GIT-CERCS-08-04
Sangeetha Seshadri, Ling Liu, awrence Chiu, Cornel Constantinescu,
A Recovery Conscious Framework for Fault Resilient Storage Systems
This paper presents a recovery-conscious framework for improving the fault resiliency and recovery efficiency of highly concurrent embedded storage software systems. Our framework consists of a three-tier architecture and a suite of recovery conscious techniques. In the top tier, we promote the fine-grained recovery at the task level by introducing recovery scopes to model
recovery dependencies between tasks. At the middle tier we develop highly effective groupings of recovery scopes into recovery groups based on system and workload characteristics.

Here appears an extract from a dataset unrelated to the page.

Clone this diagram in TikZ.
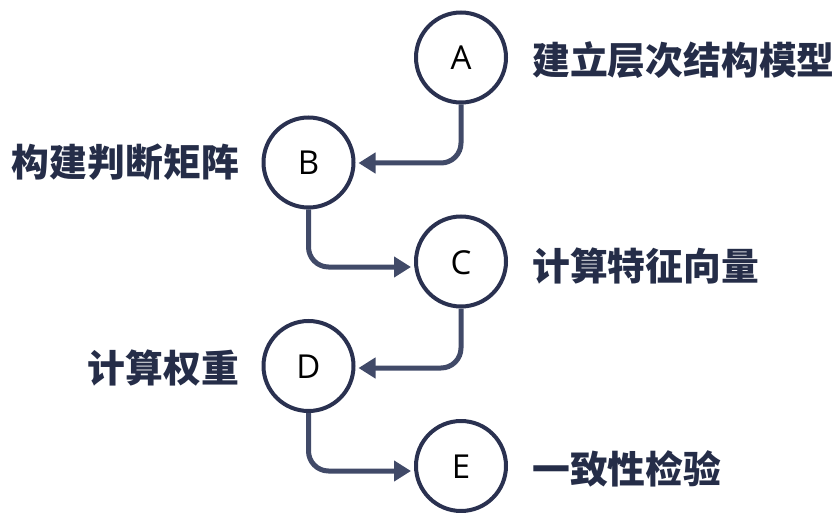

We study how to distribute recovery scopes between recovery groups and schedule recovery groups effectively in a multi-core storage system through a careful tuning of recovery-efficiency sensitive parameters. At the bottom tier, advocate the use of recovery-conscious scheduling instead of performance oriented scheduling to provide high recovery efficiency without sacrificing system performance. An important question to address in this tier is under which combinations of resource pools and recovery groups, the
recovery-conscious scheduling outperforms the performance oriented scheduling. Our techniques have been implemented on a real industry-standard storage system. Experimental results show that the right choice of recovery-sensitive parameters is critical and our techniques are effective, non-intrusive and can significantly boost system resilience while delivering high performance under a variety of system configurations.